Matsuzaka’s walkapalooza resulted from a sudden and total loss of his fastball command. Through four scoreless innings, the pitcher had thrown 27 of 43 fastballs (63 percent) for strikes. Then … poof. He lost the ability to locate the pitch.
In the fateful fifth, Matsuzaka threw fastballs on 34 of his 42 pitches. Of those, just 13 (38 percent) went for strikes.
The Sox have had to resign themselves to the idea that, even on days when the opposing lineup can do little with his stuff, the pitcher will still seem reluctant to throw strikes. Since he broke into the majors, Matsuzaka has had seven starts in which he has allowed two or fewer hits but four or more walks, tied for the most in the majors (with San Diego’s Chris Young) in that span. Opponents have hit just .243 against him (third-lowest in the AL among pitchers with at least 400 innings), yet his 4.35 walks per nine innings are the most in the AL during that time.
On the one hand, the pattern is frustrating for the Sox. It means that the bullpen stands a good chance of being taxed when Matsuzaka is on the mound, and it suggests that, on any given day, it will be unclear whether Matsuzaka will be able to position his club to win.
On the other hand, even when he is missing the strike zone, he has an ability to limit the damage. The fact that he allowed just three runs on Thursday amidst his terrible command lapse is a reminder that he is capable of a bizarre bend-don’t-break style.
“That’s kind of part of the pitcher that he is,” pitching coach John Farrell said. “While the overall strike percentage might not have been the highest, he somewhat was effectively wild to his advantage.”

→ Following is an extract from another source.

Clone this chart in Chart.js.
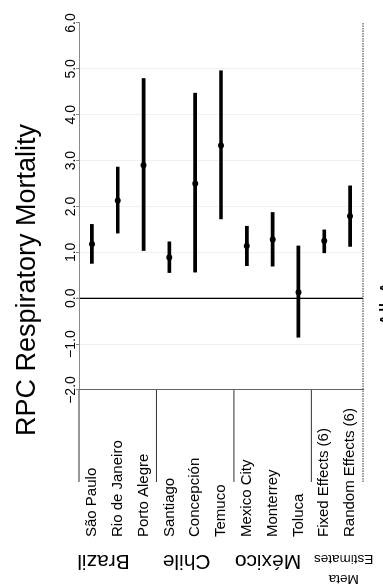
<!DOCTYPE html>
<html>
<head>
<meta charset="utf-8">
<script src="https://cdn.jsdelivr.net/npm/chart.js@4"></script>
<style>
  html, body { margin: 0; padding: 0; background: #fff; overflow: hidden; width: 383px; height: 585px; }
  /* The forest plot is laid out on its side and turned a quarter turn counter-clockwise. */
  #wrap {
    position: absolute; left: 0; top: 0;
    width: 585px; height: 383px;
    transform-origin: 0 0;
    transform: translate(0, 585px) rotate(-90deg);
  }
</style>
</head>
<body>
<div id="wrap"><canvas id="c" width="585" height="383"></canvas></div>
<script>
// Cities and pooled estimates, in display order
const cities = [
  'São Paulo', 'Rio de Janeiro', 'Porto Alegre',
  'Santiago', 'Concepción', 'Temuco',
  'Mexico City', 'Monterrey', 'Toluca',
  'Fixed Effects (6)', 'Random Effects (6)'
];
// Central estimates and 95% interval bounds
const estimates = [1.18, 2.13, 2.90, 0.89, 2.50, 3.33, 1.14, 1.28, 0.13, 1.25, 1.79];
const lowerCI   = [0.76, 1.42, 1.04, 0.56, 0.57, 1.73, 0.71, 0.70, -0.85, 0.99, 1.13];
const upperCI   = [1.61, 2.86, 4.79, 1.23, 4.47, 4.96, 1.57, 1.87, 1.14, 1.49, 2.45];
// Country groups and how many rows each one spans
const groupNames = ['Brazil', 'Chile', 'México', ['Meta', 'Estimates']];
const groupSizes = [3, 3, 3, 2];
// Value axis ticks
const valueTicks = [-2, -1, 0, 1, 2, 3, 4, 5, 6];
const axisTitle = 'RPC Respiratory Mortality';
const panelCaption = 'All-Ages';

const FONT = '"Liberation Sans", Arial, Helvetica, sans-serif';
Chart.defaults.font.family = FONT;
Chart.defaults.color = '#000';

// Group separators, group names and the panel caption
const groupPlugin = {
  id: 'groupLabels',
  afterDraw(chart) {
    const { ctx, chartArea, scales: { y } } = chart;
    const sepLeft = 103;
    const bounds = [0];
    groupSizes.reduce((acc, n) => { bounds.push(acc + n); return acc + n; }, 0);

    ctx.save();
    ctx.strokeStyle = '#333';
    ctx.lineWidth = 1;
    bounds.forEach((b, i) => {
      const py = y.getPixelForValue(b - 0.5);
      ctx.beginPath();
      if (i === bounds.length - 1) {
        ctx.setLineDash([1.5, 1]);
        ctx.moveTo(sepLeft, py);
        ctx.lineTo(chartArea.right, py);
      } else {
        ctx.setLineDash([]);
        ctx.moveTo(sepLeft, py);
        ctx.lineTo(chartArea.left, py);
      }
      ctx.stroke();
    });
    ctx.setLineDash([]);

    // group names, written up the page beside the city names
    const anchors = [0.45, 3.67, 6.82, 9.75];
    ctx.fillStyle = '#000';
    ctx.textAlign = 'center';
    ctx.textBaseline = 'alphabetic';
    groupNames.forEach((name, i) => {
      const lines = Array.isArray(name) ? name : [name];
      const size = lines.length > 1 ? 13.5 : 21;
      ctx.font = size + 'px ' + FONT;
      const py = y.getPixelForValue(anchors[i]);
      ctx.save();
      ctx.translate(30, py);
      ctx.rotate(-Math.PI / 2);
      lines.forEach((t, k) => ctx.fillText(t, 0, (k - (lines.length - 1)) * 20));
      ctx.restore();
    });

    // caption under the panel
    ctx.font = '22px ' + FONT;
    ctx.textAlign = 'left';
    ctx.fillText(panelCaption, 258, 395);
    ctx.restore();
  }
};

new Chart(document.getElementById('c'), {
  type: 'bar',
  data: {
    labels: cities,
    datasets: [
      {
        type: 'line',
        indexAxis: 'y',
        data: estimates,
        showLine: false,
        pointRadius: 3,
        pointHoverRadius: 3,
        pointBackgroundColor: '#000',
        pointBorderWidth: 0,
        order: 0
      },
      {
        type: 'bar',
        indexAxis: 'y',
        data: cities.map((_, i) => [lowerCI[i], upperCI[i]]),
        backgroundColor: '#000',
        borderWidth: 0,
        barThickness: 3,
        order: 1
      }
    ]
  },
  options: {
    indexAxis: 'y',
    responsive: false,
    devicePixelRatio: 1,
    animation: false,
    events: [],
    layout: { padding: { left: 48, right: 23, top: 0, bottom: 20 } },
    plugins: {
      legend: { display: false },
      tooltip: { enabled: false },
      title: {
        display: true,
        text: axisTitle,
        color: '#000',
        font: { size: 27, weight: 'normal', family: FONT },
        padding: { top: 11.4, bottom: 5.2 }
      }
    },
    scales: {
      x: {
        type: 'linear',
        position: 'top',
        min: valueTicks[0],
        max: valueTicks[valueTicks.length - 1],
        afterBuildTicks: s => { s.ticks = valueTicks.map(v => ({ value: v })); },
        afterFit: s => { s.height = 30; },
        ticks: {
          color: '#000',
          font: { size: 14 },
          padding: -3.5,
          maxRotation: 0,
          callback: v => v.toFixed(1).replace('-', '\u2212')
        },
        grid: {
          color: c => {
            const v = c.tick && c.tick.value;
            if (v === 0) return '#000';
            if (v === valueTicks[0]) return '#666';
            if (v === valueTicks[valueTicks.length - 1]) return 'rgba(0,0,0,0)';
            return 'rgba(0,0,0,0.06)';
          },
          lineWidth: c => (c.tick && c.tick.value === 0 ? 1.3 : 1),
          tickLength: 3,
          tickColor: '#888'
        },
        border: { display: true, color: '#8a8a8a', width: 1 }
      },
      y: {
        type: 'category',
        position: 'left',
        offset: true,
        afterFit: s => { s.width = 147; },
        ticks: {
          color: '#000',
          font: { size: 15 },
          crossAlign: 'far',
          padding: 0,
          autoSkip: false
        },
        grid: { display: false },
        border: { display: true, color: '#666', width: 1 }
      }
    }
  },
  plugins: [groupPlugin]
});
</script>
</body>
</html>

In the fourth, Matsuzaka was able to narrowly escape disaster. After loading the bases with no outs, he got three straight pop-ups to keep Kansas City off the board. But, in the fifth, he could not sustain his escape act.
He walked Chris Getz, owner of a .263 OBP, on four pitches to start the inning, one of three leadoff walks he conceded on the night. After getting his only strikeout of the night, he walked Mike Aviles — just the second time that the shortstop has walked in 87 plate appearances this year.
He then gave up a run-scoring single, walked cleanup hitter Billy Butler to load the bases, then walked Jose Guillen to force in a run. After a forceout at the plate, Matsuzaka bounced a slider to push home another run. He concluded his night by walking Mitch Maier to re-load the bases. After 112 pitches (and just 60 strikes), Matsuzaka’s night was done.
It was a game that highlighted the challenge of managing such a pitcher. Farrell noted that Matsuzaka "seemingly lacked command from start to finish." With most pitchers, it would be easy to determine that the pitcher was simply having an off night, and to make the call to the bullpen early in the fifth. With Matsuzaka, there is guesswork as to whether a game is getting out of hand or if he is about to conjure a way out of a crisis.
“The inning before, bases loaded, nobody out, he makes pitches [and gets out of it], But you keep doing that, at some point, you're going to get nicked up,” Sox manager Terry Francona said. “We’re sitting on the edge of our seat with the seat belt on. He wiggles out of it one inning, he came pretty darn close the next inning.
“It’s a hard way to pitch successfully. He has a unique ability to get out of some of those situations, but it’s a difficult way to pitch.”
Yet that difficult pattern remains one that the Sox are unlikely to see Matsuzaka shed anytime soon. The 29-year-old is at a point in his career where a radical change is unlikely.
And so, the team is left to buckle up every fifth day, and hope that Matsuzaka leads the Sox to safety more often than he crashes.